Reproduce the material below line by line, beginning with its first line and ending with the line that contains "const headingX = [13, 252, 312];"; leave out pictures.

== Records for this exercise

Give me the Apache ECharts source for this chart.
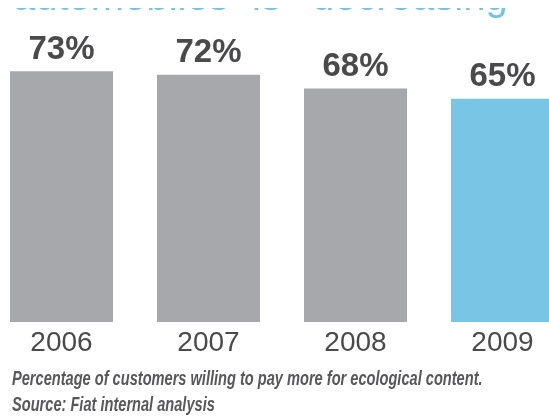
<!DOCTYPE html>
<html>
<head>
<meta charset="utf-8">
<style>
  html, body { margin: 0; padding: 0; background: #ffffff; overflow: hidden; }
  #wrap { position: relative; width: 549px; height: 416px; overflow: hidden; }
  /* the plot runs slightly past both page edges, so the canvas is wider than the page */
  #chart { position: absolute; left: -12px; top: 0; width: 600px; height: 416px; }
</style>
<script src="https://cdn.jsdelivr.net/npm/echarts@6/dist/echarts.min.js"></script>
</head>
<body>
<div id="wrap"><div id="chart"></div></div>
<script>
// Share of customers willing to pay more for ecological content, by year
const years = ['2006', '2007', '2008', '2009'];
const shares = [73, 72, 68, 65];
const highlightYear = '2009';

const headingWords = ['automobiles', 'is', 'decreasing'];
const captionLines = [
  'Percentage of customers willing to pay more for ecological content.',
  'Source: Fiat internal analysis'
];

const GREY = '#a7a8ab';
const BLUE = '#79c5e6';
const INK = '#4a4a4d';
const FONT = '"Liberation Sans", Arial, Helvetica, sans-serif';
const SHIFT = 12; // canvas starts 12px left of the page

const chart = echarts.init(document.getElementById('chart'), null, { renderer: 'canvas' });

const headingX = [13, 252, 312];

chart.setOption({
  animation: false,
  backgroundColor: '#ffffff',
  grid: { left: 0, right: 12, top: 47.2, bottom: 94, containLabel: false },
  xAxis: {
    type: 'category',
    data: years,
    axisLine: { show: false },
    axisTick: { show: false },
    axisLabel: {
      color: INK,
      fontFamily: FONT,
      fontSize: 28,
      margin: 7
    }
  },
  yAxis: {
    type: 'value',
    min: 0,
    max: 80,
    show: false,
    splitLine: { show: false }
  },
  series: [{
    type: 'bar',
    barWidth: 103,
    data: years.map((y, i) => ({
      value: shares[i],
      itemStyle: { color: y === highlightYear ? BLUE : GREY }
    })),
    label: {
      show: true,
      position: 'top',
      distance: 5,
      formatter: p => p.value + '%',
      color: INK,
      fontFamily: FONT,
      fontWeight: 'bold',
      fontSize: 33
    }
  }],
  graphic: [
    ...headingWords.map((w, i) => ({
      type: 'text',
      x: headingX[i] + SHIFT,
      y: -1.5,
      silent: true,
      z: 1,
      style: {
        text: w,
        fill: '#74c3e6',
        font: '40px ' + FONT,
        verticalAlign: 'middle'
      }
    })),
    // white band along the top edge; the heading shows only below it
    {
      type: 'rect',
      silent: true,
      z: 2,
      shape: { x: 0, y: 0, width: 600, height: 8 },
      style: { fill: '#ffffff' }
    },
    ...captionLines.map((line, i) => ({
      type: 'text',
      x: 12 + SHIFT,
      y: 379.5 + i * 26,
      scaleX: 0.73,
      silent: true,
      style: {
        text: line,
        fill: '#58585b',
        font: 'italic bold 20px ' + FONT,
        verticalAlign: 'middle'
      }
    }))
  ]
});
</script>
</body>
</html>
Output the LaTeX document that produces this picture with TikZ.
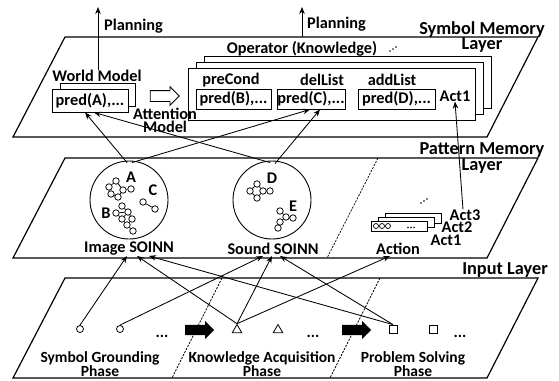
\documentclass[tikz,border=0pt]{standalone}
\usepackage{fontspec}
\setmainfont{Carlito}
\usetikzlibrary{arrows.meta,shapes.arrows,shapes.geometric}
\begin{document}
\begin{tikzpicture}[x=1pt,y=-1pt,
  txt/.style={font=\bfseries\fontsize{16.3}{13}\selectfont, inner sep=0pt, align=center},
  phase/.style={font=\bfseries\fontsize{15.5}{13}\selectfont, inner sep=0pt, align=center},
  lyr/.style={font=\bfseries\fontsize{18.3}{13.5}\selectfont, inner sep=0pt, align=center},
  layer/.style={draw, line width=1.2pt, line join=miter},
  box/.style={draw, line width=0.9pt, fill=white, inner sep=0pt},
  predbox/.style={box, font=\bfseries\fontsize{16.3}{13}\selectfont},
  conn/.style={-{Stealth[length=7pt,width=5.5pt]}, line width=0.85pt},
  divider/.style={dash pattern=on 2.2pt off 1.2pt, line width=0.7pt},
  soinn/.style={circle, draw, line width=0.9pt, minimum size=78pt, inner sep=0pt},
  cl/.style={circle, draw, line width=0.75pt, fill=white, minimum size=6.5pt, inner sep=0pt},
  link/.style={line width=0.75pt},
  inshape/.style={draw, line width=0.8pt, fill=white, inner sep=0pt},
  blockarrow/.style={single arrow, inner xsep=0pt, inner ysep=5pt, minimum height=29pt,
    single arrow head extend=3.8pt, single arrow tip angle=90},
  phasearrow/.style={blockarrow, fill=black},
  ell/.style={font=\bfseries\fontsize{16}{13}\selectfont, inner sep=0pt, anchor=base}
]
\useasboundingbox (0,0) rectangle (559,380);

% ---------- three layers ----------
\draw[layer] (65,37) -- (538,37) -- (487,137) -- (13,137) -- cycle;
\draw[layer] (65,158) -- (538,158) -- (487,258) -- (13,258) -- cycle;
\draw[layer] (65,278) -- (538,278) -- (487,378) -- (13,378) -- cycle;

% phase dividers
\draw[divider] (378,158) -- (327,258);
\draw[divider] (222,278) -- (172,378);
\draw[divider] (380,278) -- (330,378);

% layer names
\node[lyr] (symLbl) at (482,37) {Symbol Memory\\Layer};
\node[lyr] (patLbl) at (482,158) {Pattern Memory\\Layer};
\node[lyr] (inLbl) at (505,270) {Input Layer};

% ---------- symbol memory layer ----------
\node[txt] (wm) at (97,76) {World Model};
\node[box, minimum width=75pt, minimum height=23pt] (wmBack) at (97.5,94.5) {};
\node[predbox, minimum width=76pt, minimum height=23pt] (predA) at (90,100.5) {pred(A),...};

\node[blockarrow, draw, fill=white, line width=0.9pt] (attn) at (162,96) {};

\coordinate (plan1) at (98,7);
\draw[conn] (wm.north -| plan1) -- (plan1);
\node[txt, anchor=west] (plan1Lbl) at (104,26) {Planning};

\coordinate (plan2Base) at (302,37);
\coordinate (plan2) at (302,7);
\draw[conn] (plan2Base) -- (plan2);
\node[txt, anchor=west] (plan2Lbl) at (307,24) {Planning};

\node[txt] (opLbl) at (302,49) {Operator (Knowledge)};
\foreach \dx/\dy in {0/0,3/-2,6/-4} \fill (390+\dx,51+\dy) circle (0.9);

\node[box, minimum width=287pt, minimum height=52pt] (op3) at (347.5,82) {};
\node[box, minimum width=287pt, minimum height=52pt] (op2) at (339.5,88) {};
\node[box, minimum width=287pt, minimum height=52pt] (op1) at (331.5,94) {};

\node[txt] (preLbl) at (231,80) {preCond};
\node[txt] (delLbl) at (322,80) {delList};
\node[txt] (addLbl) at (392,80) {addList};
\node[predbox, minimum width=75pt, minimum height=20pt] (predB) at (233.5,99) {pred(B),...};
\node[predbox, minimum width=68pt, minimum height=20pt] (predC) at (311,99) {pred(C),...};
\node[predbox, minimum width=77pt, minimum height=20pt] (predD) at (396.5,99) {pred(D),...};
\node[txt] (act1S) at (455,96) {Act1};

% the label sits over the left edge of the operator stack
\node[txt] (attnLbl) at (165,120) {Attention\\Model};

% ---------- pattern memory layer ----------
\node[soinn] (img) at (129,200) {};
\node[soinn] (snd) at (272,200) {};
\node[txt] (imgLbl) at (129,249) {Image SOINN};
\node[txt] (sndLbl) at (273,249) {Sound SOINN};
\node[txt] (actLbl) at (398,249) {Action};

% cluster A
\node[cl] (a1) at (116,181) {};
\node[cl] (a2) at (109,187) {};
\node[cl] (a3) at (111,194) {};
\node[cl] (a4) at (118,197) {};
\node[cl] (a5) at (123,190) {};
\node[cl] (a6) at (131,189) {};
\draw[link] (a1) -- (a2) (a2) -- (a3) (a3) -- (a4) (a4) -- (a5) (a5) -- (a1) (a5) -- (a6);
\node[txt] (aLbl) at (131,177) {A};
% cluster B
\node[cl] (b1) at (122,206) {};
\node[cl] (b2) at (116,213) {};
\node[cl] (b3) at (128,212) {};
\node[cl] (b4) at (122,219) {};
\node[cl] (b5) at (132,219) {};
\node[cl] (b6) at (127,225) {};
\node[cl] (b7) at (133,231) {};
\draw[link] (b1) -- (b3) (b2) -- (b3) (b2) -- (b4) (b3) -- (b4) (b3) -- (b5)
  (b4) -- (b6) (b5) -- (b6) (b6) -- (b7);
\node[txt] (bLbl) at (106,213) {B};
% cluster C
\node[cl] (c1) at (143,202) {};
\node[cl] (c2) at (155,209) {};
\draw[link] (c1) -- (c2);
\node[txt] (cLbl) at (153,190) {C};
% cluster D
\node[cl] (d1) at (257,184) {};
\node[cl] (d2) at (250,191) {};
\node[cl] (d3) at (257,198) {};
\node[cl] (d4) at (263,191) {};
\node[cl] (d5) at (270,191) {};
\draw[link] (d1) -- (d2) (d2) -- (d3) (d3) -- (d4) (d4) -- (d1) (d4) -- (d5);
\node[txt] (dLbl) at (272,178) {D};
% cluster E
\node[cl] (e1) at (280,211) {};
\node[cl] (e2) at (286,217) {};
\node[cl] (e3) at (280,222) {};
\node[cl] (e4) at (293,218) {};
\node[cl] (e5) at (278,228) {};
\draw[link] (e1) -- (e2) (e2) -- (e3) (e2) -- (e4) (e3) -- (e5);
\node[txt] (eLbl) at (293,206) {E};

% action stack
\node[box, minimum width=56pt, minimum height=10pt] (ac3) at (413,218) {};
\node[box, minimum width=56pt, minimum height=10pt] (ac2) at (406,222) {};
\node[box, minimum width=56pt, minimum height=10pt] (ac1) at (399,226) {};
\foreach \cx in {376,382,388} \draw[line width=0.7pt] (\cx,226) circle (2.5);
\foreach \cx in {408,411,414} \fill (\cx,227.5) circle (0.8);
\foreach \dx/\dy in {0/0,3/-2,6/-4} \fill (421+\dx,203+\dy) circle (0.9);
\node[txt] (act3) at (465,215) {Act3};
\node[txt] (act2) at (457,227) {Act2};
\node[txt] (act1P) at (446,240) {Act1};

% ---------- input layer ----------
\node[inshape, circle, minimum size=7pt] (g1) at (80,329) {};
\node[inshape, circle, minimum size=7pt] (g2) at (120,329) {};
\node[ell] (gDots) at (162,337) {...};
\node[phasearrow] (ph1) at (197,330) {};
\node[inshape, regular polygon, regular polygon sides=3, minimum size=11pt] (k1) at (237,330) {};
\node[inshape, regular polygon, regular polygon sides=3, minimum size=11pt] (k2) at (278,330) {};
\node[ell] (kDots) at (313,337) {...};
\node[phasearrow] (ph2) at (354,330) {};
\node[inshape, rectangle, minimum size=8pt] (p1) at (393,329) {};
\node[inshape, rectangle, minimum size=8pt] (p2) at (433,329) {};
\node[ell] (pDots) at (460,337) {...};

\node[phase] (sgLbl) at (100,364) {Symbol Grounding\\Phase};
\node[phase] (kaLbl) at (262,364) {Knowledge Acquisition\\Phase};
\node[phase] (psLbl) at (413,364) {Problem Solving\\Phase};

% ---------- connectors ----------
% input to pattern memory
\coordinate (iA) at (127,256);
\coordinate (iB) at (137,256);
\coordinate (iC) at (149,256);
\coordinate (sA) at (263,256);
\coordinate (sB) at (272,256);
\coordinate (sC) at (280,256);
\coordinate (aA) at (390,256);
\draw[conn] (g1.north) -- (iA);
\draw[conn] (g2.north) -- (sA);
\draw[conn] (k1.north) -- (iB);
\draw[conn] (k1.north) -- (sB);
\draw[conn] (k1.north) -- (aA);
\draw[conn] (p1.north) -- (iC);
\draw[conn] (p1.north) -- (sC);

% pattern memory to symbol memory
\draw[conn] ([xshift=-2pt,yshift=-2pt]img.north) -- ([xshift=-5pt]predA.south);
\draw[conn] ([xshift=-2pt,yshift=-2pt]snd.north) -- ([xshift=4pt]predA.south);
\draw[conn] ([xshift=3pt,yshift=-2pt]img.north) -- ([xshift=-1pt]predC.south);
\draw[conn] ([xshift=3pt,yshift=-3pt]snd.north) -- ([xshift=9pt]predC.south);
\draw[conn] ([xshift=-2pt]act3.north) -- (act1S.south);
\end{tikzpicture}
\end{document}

====

**Output for this exercise**
Give me the Apache ECharts source for this chart.
<!DOCTYPE html>
<html>
<head>
<meta charset="utf-8">
<style>
  html, body { margin: 0; padding: 0; background: #ffffff; overflow: hidden; }
  #wrap { position: relative; width: 549px; height: 416px; overflow: hidden; }
  /* the plot runs slightly past both page edges, so the canvas is wider than the page */
  #chart { position: absolute; left: -12px; top: 0; width: 600px; height: 416px; }
</style>
<script src="https://cdn.jsdelivr.net/npm/echarts@6/dist/echarts.min.js"></script>
</head>
<body>
<div id="wrap"><div id="chart"></div></div>
<script>
// Share of customers willing to pay more for ecological content, by year
const years = ['2006', '2007', '2008', '2009'];
const shares = [73, 72, 68, 65];
const highlightYear = '2009';

const headingWords = ['automobiles', 'is', 'decreasing'];
const captionLines = [
  'Percentage of customers willing to pay more for ecological content.',
  'Source: Fiat internal analysis'
];

const GREY = '#a7a8ab';
const BLUE = '#79c5e6';
const INK = '#4a4a4d';
const FONT = '"Liberation Sans", Arial, Helvetica, sans-serif';
const SHIFT = 12; // canvas starts 12px left of the page

const chart = echarts.init(document.getElementById('chart'), null, { renderer: 'canvas' });

const headingX = [13, 252, 312];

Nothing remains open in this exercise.